Huffman has voiced support for the ranching and dairy operations during his time in Congress, including a 2018 bill which sought to continue federal support for working ranches and dairies.

Another major issue, and a current national political topic: affordability. Hahn Niman points to economic factors that have stretched thin family budgets, and pushed families out of Marin and Northern California as another major issue.

"I'm originally from Michigan and I never understood how everything in California could cost so much," Hahn Niman said. "I've lived here for 23 years and I still find it shocking how how much housing costs, how much food costs, how much gas costs. I mean I just heard...that gas is over $6 per gallon on average in California and it's $4.40 for the rest of the country. So, we're $2 over the national average. That is not acceptable."

She said rural fuel costs are a particular pain point.

"Diesel fuel is even worse and...many people in the rural areas rely on diesel," Hahn Niman said. "So, I think everything to do with affordability is really important and I would also throw healthcare and health insurance in there as well. My husband and I pay for our own healthcare premium and our premiums have increased by 40% over the last few years."

Another important topic for Hahn Niman, naturally, is food and agriculture.

"How are we supporting the people in agriculture and how are we making food, particularly food that's nutrient rich like meat, dairy and eggs, how are we making that more available to people and more affordable," Hahn Niman said. "So those are some of the things I'm particularly concerned about and would really work on."

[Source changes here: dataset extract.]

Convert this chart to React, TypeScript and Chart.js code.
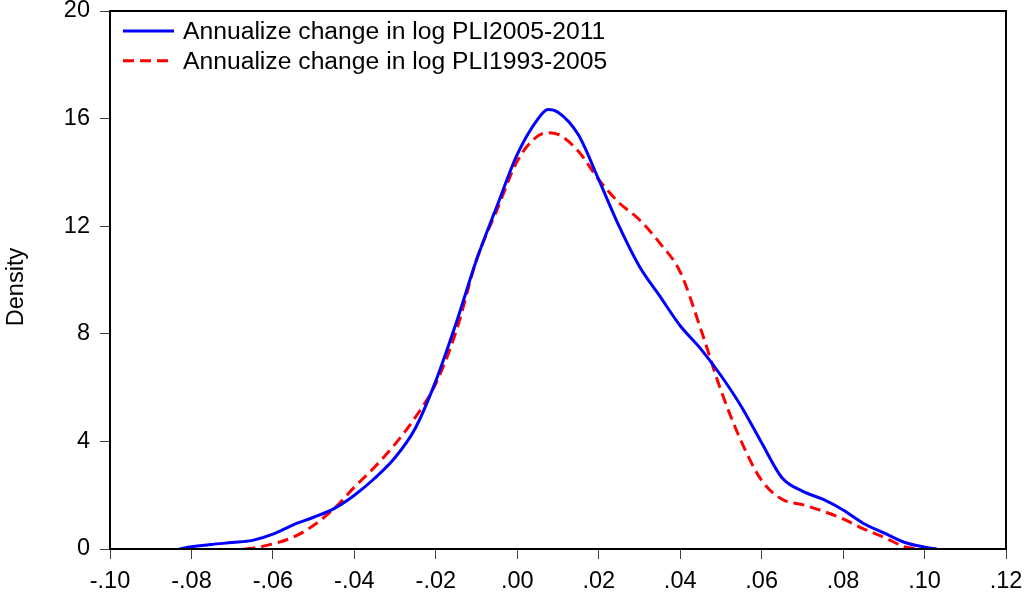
import React, { useEffect, useRef } from 'react';
import { Chart, registerables } from 'chart.js';

Chart.register(...registerables);

// ---- Data ----
const blueX = [-0.083, -0.08, -0.075, -0.07, -0.065, -0.06, -0.055, -0.05, -0.045, -0.04, -0.035, -0.03, -0.025, -0.02, -0.015, -0.01, -0.005, 0.0, 0.005, 0.0075, 0.01, 0.015, 0.02, 0.025, 0.03, 0.035, 0.04, 0.045, 0.05, 0.055, 0.06, 0.065, 0.07, 0.075, 0.08, 0.085, 0.09, 0.095, 0.1, 0.103];
const blueY = [0, 0.08, 0.17, 0.24, 0.32, 0.55, 0.9, 1.18, 1.5, 2.0, 2.63, 3.4, 4.5, 6.25, 8.4, 10.75, 12.74, 14.67, 15.97, 16.34, 16.24, 15.4, 13.73, 12.0, 10.5, 9.4, 8.3, 7.45, 6.45, 5.3, 3.95, 2.65, 2.15, 1.85, 1.45, 0.95, 0.6, 0.25, 0.07, 0];

const redX = [-0.067, -0.065, -0.06, -0.055, -0.05, -0.045, -0.04, -0.035, -0.03, -0.025, -0.02, -0.015, -0.01, -0.005, 0.0, 0.005, 0.0075, 0.01, 0.015, 0.02, 0.025, 0.03, 0.035, 0.04, 0.045, 0.05, 0.055, 0.06, 0.065, 0.07, 0.075, 0.08, 0.085, 0.09, 0.095, 0.098];
const redY = [0, 0.03, 0.19, 0.44, 0.88, 1.5, 2.3, 3.05, 3.9, 4.9, 6.15, 8.1, 10.75, 12.6, 14.42, 15.35, 15.47, 15.41, 14.79, 13.73, 12.87, 12.24, 11.37, 10.3, 8.2, 5.9, 4.0, 2.55, 1.85, 1.65, 1.41, 1.12, 0.75, 0.44, 0.09, 0];

const seriesLabels = ['Annualize change in log PLI2005-2011', 'Annualize change in log PLI1993-2005'];
const xTickValues = [-0.1, -0.08, -0.06, -0.04, -0.02, 0, 0.02, 0.04, 0.06, 0.08, 0.1, 0.12];
const yTickValues = [0, 4, 8, 12, 16, 20];
const yAxisTitle = 'Density';

const FONT = '"Liberation Sans", Arial, Helvetica, sans-serif';

function fmtX(v: number): string {
  const r = Math.round(v * 100) / 100;
  const s = Math.abs(r).toFixed(2).replace(/^0/, '');
  return (r < 0 ? '-' : '') + s;
}

const framePlugin = {
  id: 'frameAndLegend',
  afterDraw(chart: any) {
    const { ctx, chartArea } = chart;
    const { left, top, right, bottom } = chartArea;
    ctx.save();
    ctx.strokeStyle = '#000000';
    ctx.lineWidth = 2;
    ctx.setLineDash([]);
    ctx.strokeRect(left, top, right - left, bottom - top);

    // y axis title
    ctx.save();
    ctx.translate(17, (top + bottom) / 2 + 7);
    ctx.rotate(-Math.PI / 2);
    ctx.fillStyle = '#000000';
    ctx.font = `23.5px ${FONT}`;
    ctx.textAlign = 'center';
    ctx.textBaseline = 'middle';
    ctx.fillText(yAxisTitle, 0, 0);
    ctx.restore();

    // legend inside the plot, top-left
    const rows = [
      { y: 31, ty: 32.5 },
      { y: 60.7, ty: 62 },
    ];
    chart.data.datasets.forEach((ds: any, i: number) => {
      const r = rows[i];
      ctx.beginPath();
      ctx.strokeStyle = ds.borderColor;
      ctx.lineWidth = 3;
      ctx.setLineDash(ds.borderDash || []);
      ctx.moveTo(left + 13, r.y);
      ctx.lineTo(left + 64, r.y);
      ctx.stroke();
      ctx.setLineDash([]);
      ctx.fillStyle = '#000000';
      ctx.font = `24.7px ${FONT}`;
      ctx.textAlign = 'left';
      ctx.textBaseline = 'middle';
      ctx.fillText(ds.label, left + 73, r.ty);
    });
    ctx.restore();
  },
};

export default function App() {
  const canvasRef = useRef<HTMLCanvasElement | null>(null);

  useEffect(() => {
    document.body.style.margin = '0';
    const canvas = canvasRef.current;
    if (!canvas) return;
    const chart = new Chart(canvas, {
      type: 'line',
      data: {
        datasets: [
          {
            label: seriesLabels[0],
            data: blueX.map((x, i) => ({ x, y: blueY[i] })),
            borderColor: '#0000FF',
            borderWidth: 3,
            pointRadius: 0,
            fill: false,
            cubicInterpolationMode: 'monotone',
          },
          {
            label: seriesLabels[1],
            data: redX.map((x, i) => ({ x, y: redY[i] })),
            borderColor: '#FF0000',
            borderWidth: 3,
            borderDash: [11, 6],
            pointRadius: 0,
            fill: false,
            cubicInterpolationMode: 'monotone',
          },
        ],
      },
      options: {
        animation: false,
        responsive: false,
        devicePixelRatio: 1,
        layout: { padding: { top: 11, right: 19, left: 0, bottom: 0 } },
        plugins: {
          legend: { display: false },
          tooltip: { enabled: false },
        },
        scales: {
          x: {
            type: 'linear',
            min: -0.1,
            max: 0.12,
            afterBuildTicks: (scale: any) => {
              scale.ticks = xTickValues.map((v) => ({ value: v }));
            },
            afterFit: (scale: any) => {
              scale.height = 48;
              scale.paddingLeft = 0;
              scale.paddingRight = 0;
            },
            border: { display: false },
            grid: {
              drawOnChartArea: false,
              drawTicks: true,
              tickLength: 10,
              color: '#404040',
              lineWidth: 1,
            },
            ticks: {
              padding: 8,
              maxRotation: 0,
              autoSkip: false,
              color: '#000000',
              font: { family: FONT, size: 23.5 },
              callback: (v: any) => fmtX(Number(v)),
            },
          },
          y: {
            type: 'linear',
            min: 0,
            max: 20,
            afterBuildTicks: (scale: any) => {
              scale.ticks = yTickValues.map((v) => ({ value: v }));
            },
            afterFit: (scale: any) => {
              scale.width = 110;
              scale.paddingTop = 0;
              scale.paddingBottom = 0;
            },
            border: { display: false },
            grid: {
              drawOnChartArea: false,
              drawTicks: true,
              tickLength: 10,
              color: '#404040',
              lineWidth: 1,
            },
            ticks: {
              padding: 10,
              autoSkip: false,
              color: '#000000',
              font: { family: FONT, size: 23.5 },
              callback: (v: any) => String(v),
            },
          },
        },
      },
      plugins: [framePlugin],
    });
    return () => chart.destroy();
  }, []);

  return (
    <div style={{ width: 1025, height: 597, position: 'relative' }}>
      <canvas ref={canvasRef} width={1025} height={597} style={{ display: 'block' }} />
    </div>
  );
}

Hahn Niman is the author of multiple food and sustainable agriculture books, including 2014's Defending Beef as well as Righteous Porkchop.

"What we really need to be doing is rebuilding the fabric of our communities and making sure that we can speak together, we can work together, we can sit down together and figure out how to solve problems," Hahn Niman said.

Nicolette Hahn Niman, who is running as an independent, has been endorsed by the Sonoma and Mendocino County Farm Bureaus.